## Available records
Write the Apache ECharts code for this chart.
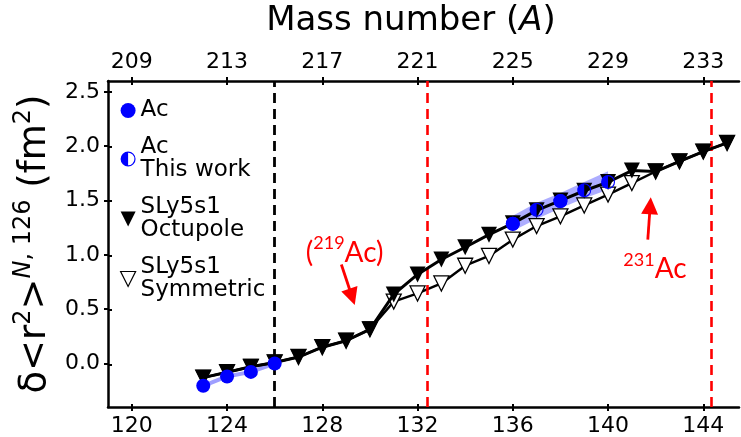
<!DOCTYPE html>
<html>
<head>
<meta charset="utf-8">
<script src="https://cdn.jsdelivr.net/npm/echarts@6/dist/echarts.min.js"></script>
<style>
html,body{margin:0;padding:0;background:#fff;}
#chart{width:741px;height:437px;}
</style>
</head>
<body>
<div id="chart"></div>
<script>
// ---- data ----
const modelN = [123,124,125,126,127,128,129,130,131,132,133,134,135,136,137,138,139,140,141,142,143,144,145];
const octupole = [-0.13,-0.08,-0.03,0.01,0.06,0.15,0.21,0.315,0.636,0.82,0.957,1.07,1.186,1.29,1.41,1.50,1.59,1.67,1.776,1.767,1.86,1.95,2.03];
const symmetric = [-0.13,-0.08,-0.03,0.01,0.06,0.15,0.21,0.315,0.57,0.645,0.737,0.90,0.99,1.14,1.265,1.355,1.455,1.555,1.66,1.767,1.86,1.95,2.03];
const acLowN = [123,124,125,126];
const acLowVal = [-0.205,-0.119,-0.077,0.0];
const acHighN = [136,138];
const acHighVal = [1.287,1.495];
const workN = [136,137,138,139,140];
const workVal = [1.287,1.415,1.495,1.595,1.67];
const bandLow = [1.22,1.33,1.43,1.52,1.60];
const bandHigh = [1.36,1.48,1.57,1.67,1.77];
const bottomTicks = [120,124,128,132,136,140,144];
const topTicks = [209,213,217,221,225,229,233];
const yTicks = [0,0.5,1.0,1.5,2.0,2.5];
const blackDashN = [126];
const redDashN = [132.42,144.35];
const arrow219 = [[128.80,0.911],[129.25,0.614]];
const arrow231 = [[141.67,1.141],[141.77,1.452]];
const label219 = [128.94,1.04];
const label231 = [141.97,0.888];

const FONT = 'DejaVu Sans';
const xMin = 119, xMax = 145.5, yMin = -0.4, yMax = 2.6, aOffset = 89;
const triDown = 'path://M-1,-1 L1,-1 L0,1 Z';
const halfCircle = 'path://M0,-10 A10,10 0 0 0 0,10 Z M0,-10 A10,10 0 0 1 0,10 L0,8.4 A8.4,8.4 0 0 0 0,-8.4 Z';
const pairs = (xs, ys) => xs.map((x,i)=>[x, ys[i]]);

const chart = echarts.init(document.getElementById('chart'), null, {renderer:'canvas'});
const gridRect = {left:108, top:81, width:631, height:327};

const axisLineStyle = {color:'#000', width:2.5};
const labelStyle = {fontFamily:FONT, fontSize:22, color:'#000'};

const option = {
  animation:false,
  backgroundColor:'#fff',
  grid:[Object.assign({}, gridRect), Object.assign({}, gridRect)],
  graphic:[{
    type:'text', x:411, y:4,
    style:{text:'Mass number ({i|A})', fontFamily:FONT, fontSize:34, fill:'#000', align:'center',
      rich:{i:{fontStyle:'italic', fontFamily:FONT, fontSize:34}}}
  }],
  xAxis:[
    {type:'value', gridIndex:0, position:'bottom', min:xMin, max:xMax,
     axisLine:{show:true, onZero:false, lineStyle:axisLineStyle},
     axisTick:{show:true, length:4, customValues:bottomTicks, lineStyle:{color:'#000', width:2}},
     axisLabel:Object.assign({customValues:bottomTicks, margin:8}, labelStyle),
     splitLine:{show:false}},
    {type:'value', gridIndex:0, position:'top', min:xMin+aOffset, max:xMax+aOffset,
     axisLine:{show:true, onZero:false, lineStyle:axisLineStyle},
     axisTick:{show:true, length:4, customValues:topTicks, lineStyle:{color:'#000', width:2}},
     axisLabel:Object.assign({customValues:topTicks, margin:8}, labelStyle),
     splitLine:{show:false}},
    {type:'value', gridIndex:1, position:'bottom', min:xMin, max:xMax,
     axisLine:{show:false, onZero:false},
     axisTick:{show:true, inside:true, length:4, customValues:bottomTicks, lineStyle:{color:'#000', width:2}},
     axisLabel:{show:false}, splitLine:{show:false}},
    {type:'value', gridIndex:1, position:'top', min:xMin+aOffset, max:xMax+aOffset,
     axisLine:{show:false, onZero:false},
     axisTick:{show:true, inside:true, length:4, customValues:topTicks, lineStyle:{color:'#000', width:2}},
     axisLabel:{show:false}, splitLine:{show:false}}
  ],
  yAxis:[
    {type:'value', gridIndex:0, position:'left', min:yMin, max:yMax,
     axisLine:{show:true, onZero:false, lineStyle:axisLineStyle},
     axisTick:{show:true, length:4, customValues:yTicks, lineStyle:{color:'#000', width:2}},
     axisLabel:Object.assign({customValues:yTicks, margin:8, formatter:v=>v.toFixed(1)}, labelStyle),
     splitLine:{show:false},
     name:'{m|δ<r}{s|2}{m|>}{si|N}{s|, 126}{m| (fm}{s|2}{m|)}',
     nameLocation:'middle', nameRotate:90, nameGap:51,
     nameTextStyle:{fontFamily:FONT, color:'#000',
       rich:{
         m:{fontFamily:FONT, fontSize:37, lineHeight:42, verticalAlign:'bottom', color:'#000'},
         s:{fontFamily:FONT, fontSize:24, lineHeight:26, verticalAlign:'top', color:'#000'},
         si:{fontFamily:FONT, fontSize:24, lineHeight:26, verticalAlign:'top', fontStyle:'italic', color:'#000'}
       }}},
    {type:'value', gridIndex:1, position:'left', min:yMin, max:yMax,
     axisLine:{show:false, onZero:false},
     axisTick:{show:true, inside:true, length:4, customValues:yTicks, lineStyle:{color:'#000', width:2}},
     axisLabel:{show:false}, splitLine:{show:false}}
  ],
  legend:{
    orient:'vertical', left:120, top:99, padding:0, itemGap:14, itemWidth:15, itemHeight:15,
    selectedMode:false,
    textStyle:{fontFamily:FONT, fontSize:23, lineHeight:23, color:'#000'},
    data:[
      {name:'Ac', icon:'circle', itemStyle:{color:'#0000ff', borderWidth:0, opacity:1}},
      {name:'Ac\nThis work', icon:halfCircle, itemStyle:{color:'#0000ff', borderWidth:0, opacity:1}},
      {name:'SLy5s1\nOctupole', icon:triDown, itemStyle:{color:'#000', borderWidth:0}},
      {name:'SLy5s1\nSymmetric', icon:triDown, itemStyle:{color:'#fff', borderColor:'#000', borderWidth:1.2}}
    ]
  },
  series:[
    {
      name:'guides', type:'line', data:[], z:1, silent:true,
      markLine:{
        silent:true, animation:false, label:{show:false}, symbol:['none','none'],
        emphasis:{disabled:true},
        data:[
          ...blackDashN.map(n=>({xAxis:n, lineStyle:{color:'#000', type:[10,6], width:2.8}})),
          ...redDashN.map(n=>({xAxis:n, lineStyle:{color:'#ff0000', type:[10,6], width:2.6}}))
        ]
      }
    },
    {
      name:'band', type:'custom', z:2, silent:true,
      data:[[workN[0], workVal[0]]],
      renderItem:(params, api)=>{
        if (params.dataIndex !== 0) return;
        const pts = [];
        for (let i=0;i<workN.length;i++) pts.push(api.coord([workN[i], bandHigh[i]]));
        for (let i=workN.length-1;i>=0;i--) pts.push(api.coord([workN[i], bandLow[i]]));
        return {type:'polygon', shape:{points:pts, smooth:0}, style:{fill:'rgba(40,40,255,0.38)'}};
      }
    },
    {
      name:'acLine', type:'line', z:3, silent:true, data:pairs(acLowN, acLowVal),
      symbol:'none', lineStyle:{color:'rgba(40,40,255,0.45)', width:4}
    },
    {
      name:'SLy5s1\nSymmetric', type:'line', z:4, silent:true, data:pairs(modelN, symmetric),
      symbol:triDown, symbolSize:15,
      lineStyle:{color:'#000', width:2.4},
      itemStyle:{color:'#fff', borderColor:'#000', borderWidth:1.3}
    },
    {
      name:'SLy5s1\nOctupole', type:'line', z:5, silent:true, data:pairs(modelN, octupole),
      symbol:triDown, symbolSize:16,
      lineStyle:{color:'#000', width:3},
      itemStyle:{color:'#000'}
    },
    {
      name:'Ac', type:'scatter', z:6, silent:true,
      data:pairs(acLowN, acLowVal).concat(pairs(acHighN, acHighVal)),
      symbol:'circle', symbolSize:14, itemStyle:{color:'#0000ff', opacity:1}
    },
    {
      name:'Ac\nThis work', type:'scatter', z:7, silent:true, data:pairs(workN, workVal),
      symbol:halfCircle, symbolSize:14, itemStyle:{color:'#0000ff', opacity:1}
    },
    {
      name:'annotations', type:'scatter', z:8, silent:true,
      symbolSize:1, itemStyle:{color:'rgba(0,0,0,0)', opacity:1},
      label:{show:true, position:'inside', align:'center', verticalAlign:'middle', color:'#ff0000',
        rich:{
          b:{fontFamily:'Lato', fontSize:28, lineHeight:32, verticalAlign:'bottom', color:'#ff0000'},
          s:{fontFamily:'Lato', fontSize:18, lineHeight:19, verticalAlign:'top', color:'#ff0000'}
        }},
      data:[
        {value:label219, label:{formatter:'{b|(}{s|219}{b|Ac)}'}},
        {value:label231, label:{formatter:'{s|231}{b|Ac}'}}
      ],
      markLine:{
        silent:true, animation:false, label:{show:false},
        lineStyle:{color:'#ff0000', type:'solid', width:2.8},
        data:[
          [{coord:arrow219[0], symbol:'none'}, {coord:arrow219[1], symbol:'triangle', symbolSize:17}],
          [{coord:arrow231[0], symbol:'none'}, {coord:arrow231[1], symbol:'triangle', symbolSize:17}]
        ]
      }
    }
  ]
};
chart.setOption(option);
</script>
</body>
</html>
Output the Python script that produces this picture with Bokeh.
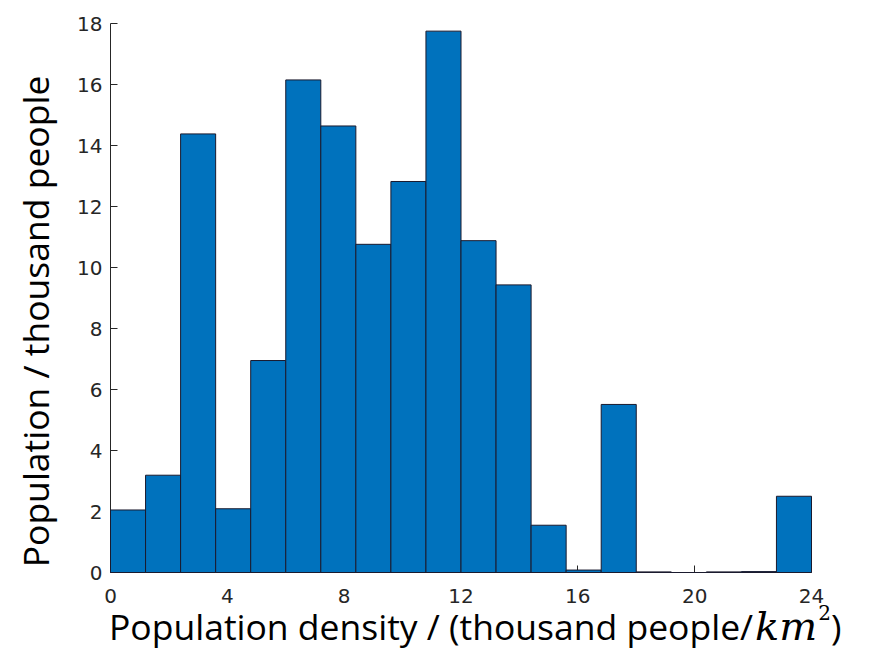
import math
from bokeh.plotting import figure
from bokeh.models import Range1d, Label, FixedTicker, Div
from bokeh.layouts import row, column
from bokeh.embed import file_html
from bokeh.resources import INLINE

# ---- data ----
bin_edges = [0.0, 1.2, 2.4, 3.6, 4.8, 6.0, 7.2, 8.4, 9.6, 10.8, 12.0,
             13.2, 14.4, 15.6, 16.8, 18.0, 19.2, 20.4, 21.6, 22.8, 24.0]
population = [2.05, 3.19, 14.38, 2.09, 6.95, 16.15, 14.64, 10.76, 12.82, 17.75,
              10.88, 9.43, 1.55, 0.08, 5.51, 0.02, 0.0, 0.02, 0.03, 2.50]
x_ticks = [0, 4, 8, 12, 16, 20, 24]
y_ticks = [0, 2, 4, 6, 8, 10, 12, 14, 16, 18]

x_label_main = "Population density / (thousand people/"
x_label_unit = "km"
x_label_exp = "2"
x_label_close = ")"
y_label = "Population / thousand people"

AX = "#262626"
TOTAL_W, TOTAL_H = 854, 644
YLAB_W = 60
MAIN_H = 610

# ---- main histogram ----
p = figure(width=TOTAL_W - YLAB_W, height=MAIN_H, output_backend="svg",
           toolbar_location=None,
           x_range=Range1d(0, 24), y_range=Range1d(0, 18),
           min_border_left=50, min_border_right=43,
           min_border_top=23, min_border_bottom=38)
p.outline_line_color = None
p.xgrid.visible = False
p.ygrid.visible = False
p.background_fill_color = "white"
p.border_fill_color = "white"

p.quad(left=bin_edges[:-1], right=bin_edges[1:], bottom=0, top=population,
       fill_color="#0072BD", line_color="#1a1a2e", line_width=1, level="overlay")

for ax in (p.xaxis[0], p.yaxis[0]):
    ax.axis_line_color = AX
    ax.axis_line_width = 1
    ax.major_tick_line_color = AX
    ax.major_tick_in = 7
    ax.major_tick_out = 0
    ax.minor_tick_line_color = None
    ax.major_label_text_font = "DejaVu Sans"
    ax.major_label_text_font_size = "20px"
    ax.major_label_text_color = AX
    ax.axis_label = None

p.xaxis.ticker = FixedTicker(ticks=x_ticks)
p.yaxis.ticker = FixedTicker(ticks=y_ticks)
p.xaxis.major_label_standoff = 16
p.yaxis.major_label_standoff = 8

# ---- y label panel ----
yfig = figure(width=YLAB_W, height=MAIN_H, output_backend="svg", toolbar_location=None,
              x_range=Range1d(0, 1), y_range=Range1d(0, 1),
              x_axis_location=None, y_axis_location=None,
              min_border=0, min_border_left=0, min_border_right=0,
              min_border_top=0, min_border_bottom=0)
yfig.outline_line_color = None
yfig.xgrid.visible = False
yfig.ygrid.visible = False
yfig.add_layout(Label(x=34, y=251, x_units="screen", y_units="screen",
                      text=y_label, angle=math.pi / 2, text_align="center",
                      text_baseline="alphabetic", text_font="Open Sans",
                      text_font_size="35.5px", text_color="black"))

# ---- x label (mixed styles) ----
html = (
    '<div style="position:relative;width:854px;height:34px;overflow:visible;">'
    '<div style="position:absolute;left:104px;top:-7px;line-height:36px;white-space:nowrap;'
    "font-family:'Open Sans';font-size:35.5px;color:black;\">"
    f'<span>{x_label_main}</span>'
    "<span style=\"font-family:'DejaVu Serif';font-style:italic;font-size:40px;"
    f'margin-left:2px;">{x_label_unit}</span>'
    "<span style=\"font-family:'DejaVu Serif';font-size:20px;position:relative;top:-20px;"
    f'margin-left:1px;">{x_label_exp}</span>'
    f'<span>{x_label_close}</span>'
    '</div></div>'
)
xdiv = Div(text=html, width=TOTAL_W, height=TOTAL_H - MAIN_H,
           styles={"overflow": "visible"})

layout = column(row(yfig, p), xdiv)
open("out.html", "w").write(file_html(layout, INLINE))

## Exercise details
Show each line in the entries that holds the string "script".

## Answer to this task
<script src="https://cdn.jsdelivr.net/npm/echarts@6/dist/echarts.min.js"></script>
<script>
</script>
Output the Python script that produces this picture with Bokeh.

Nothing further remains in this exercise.